Monday, November 3, 2008

Culture Vulture

Picture a beautiful elongated domed roof, in a rectangular room with columns flanking either side, green trees in wood chips and a sculpture of angels and a goose in the middle. Got it? Well that's where I spent my evening, at a free concert (the 2,691st concert to be exact) by the National Gallery Vocal Arts Ensemble and the National Gallery Chamber Players. The seating was squared around the outside of the statue, and then in rather odd places - I was stuck behind the statue, but could see a few of the singers and the viola player.

The first half of the program was religious pieces, but it really heated up after the intermission with the Dutch pieces (to tie in with a current exhibition).

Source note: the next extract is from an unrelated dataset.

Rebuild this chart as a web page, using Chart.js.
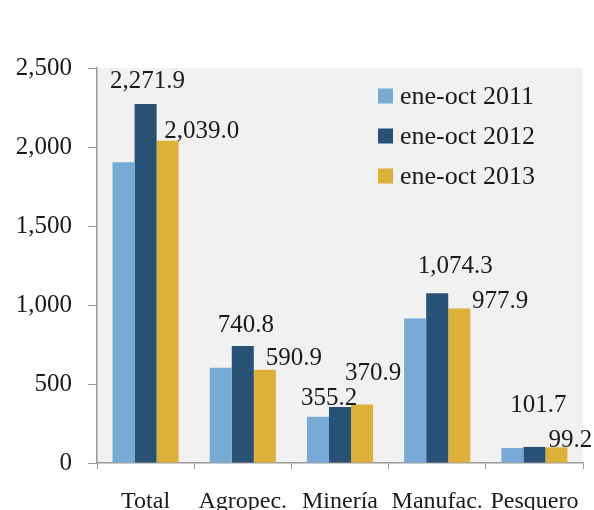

I particularly one piece, "Lascia Filli mia cara" or "Come, My Dear Phyllis".

Come, my dear Phyllis
cast off your rigours
and, wise as you are,
dress yourself in love;
Be wary that you do not imitate the snakes.
Learn to love from the doves,
learn the way of lovers,
with repeated hugs and many caresses,
that one day I will hold you in my arms
and wish to make a thousand doves
feel ashamed.

However, the biggest applause was reserved for an Italian piece entitled "Matona, mia cara" which ended with the following verse:

If you'll love me
I won't be lazy
I will make love all night long
and will thrust like a ram.

I spent the day wandering around the various monuments. I walked up to the Washington Monument (the big obelisk) and got a free ticket for a few hours later. I then headed down through the WWII memorial, which is a nice fountain, past the reflecting pool (refraining from yelling "run Forest run" at passing joggers, and down to Abraham Lincoln's statue. It's quite impressive. I wandered up through the Vietnam memorial - 58,000 names etched in alphabetical order on the day they were killed.

From there I walked past the White House - couldn't see much but I imagine the movers are in there, packing up old Georgie boy's stuff. From there I strolled back up to the Washington Monument and waited in line to go up the lift. The viewing platform is 500 feet up, and the view (though compartmentalised in little windows) was great.

Another big day tomorrow, I'm going to see if I can OD on Smithsonians!